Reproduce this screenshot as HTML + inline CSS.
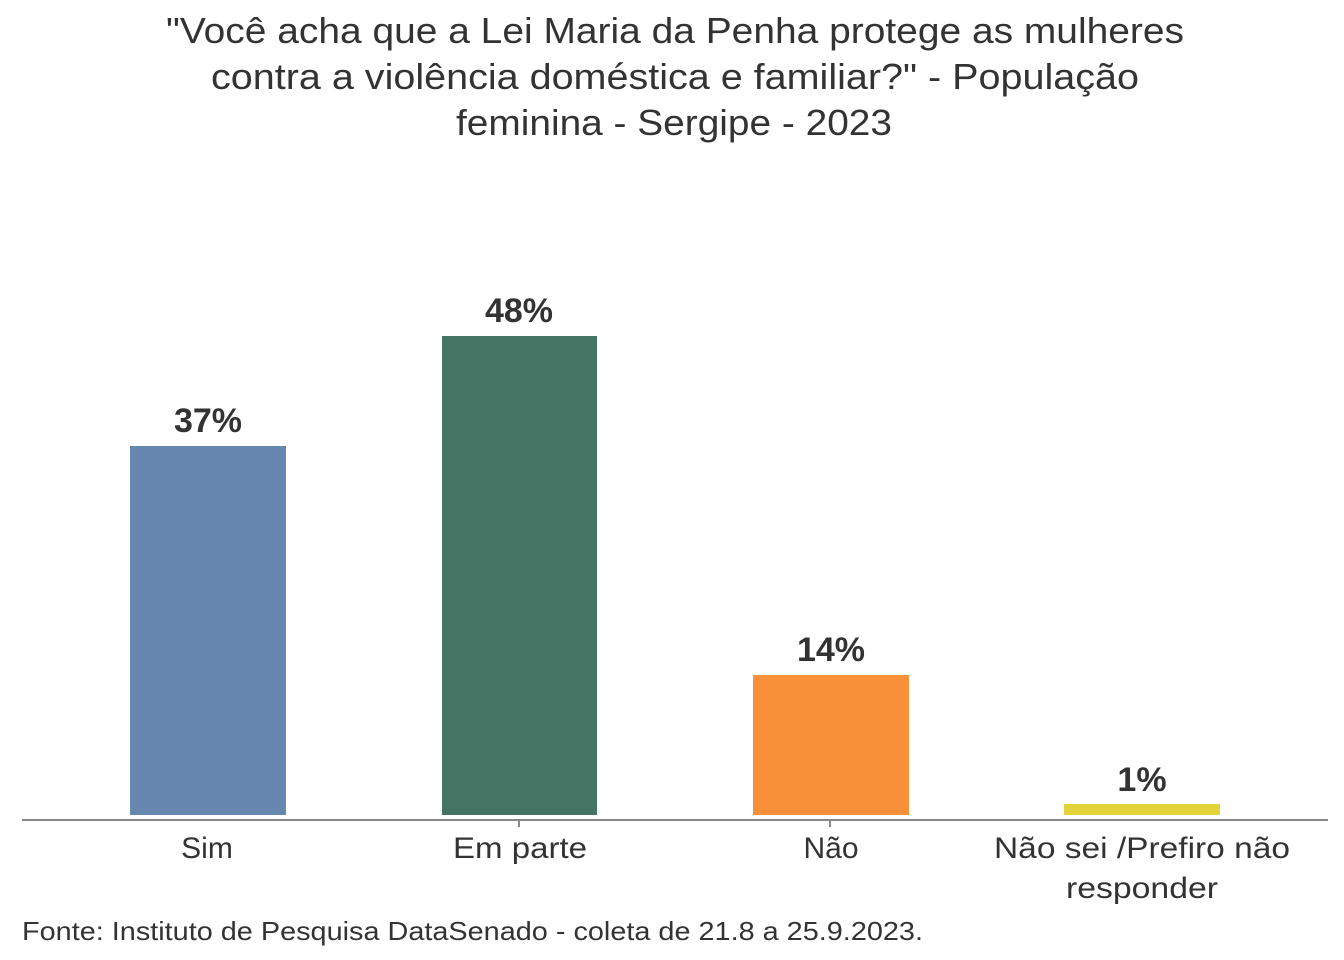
<!DOCTYPE html>
<html><head><meta charset="utf-8"><style>
html,body{margin:0;padding:0;background:#fff;}
svg{display:block;}
text{font-family:"Liberation Sans",sans-serif;fill:#333;}
</style></head><body>
<svg width="1344" height="960" viewBox="0 0 1344 960" xmlns="http://www.w3.org/2000/svg">
<g font-size="36" text-anchor="middle">
<text x="675" y="43" textLength="1018" lengthAdjust="spacingAndGlyphs">"Você acha que a Lei Maria da Penha protege as mulheres</text>
<text x="675" y="89" textLength="928" lengthAdjust="spacingAndGlyphs">contra a violência doméstica e familiar?" - População</text>
<text x="674" y="135" textLength="436" lengthAdjust="spacingAndGlyphs">feminina - Sergipe - 2023</text>
</g>
<rect x="130" y="446" width="156" height="369" fill="#6787AF"/>
<rect x="442" y="336" width="155" height="479" fill="#447463"/>
<rect x="753" y="675" width="156" height="140" fill="#F8903A"/>
<rect x="1064" y="804" width="156" height="11" fill="#E2D43A"/>
<line x1="22" y1="820" x2="1328" y2="820" stroke="#888" stroke-width="2"/>
<g stroke="#888" stroke-width="2">
<line x1="519" y1="820" x2="519" y2="827"/>
<line x1="830" y1="820" x2="830" y2="827"/>
</g>
<g font-size="34" font-weight="bold" text-anchor="middle">
<text x="208" y="432">37%</text>
<text x="519" y="322">48%</text>
<text x="831" y="661">14%</text>
<text x="1142" y="791">1%</text>
</g>
<g font-size="30" text-anchor="middle">
<text x="207" y="858">Sim</text>
<text x="520" y="858" textLength="134" lengthAdjust="spacingAndGlyphs">Em parte</text>
<text x="831" y="858">Não</text>
<text x="1142" y="858" textLength="296" lengthAdjust="spacingAndGlyphs">Não sei /Prefiro não</text>
<text x="1142" y="898" textLength="152" lengthAdjust="spacingAndGlyphs">responder</text>
</g>
<text x="22" y="940" font-size="26" textLength="901" lengthAdjust="spacingAndGlyphs">Fonte: Instituto de Pesquisa DataSenado - coleta de 21.8 a 25.9.2023.</text>
</svg>
</body></html>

◇ ◇ ◇ ◇ ◇ ◇ ◇

◆ Problem requirements
Restate the whole listing above exactly, please, omitting every image.

◆ Written response
Reproduce this screenshot as HTML + inline CSS.
<!DOCTYPE html>
<html><head><meta charset="utf-8"><style>
html,body{margin:0;padding:0;background:#fff;}
svg{display:block;}
text{font-family:"Liberation Sans",sans-serif;fill:#333;}
</style></head><body>
<svg width="1344" height="960" viewBox="0 0 1344 960" xmlns="http://www.w3.org/2000/svg">
<g font-size="36" text-anchor="middle">
<text x="675" y="43" textLength="1018" lengthAdjust="spacingAndGlyphs">"Você acha que a Lei Maria da Penha protege as mulheres</text>
<text x="675" y="89" textLength="928" lengthAdjust="spacingAndGlyphs">contra a violência doméstica e familiar?" - População</text>
<text x="674" y="135" textLength="436" lengthAdjust="spacingAndGlyphs">feminina - Sergipe - 2023</text>
</g>
<rect x="130" y="446" width="156" height="369" fill="#6787AF"/>
<rect x="442" y="336" width="155" height="479" fill="#447463"/>
<rect x="753" y="675" width="156" height="140" fill="#F8903A"/>
<rect x="1064" y="804" width="156" height="11" fill="#E2D43A"/>
<line x1="22" y1="820" x2="1328" y2="820" stroke="#888" stroke-width="2"/>
<g stroke="#888" stroke-width="2">
<line x1="519" y1="820" x2="519" y2="827"/>
<line x1="830" y1="820" x2="830" y2="827"/>
</g>
<g font-size="34" font-weight="bold" text-anchor="middle">
<text x="208" y="432">37%</text>
<text x="519" y="322">48%</text>
<text x="831" y="661">14%</text>
<text x="1142" y="791">1%</text>
</g>
<g font-size="30" text-anchor="middle">
<text x="207" y="858">Sim</text>
<text x="520" y="858" textLength="134" lengthAdjust="spacingAndGlyphs">Em parte</text>
<text x="831" y="858">Não</text>
<text x="1142" y="858" textLength="296" lengthAdjust="spacingAndGlyphs">Não sei /Prefiro não</text>
<text x="1142" y="898" textLength="152" lengthAdjust="spacingAndGlyphs">responder</text>
</g>
<text x="22" y="940" font-size="26" textLength="901" lengthAdjust="spacingAndGlyphs">Fonte: Instituto de Pesquisa DataSenado - coleta de 21.8 a 25.9.2023.</text>
</svg>
</body></html>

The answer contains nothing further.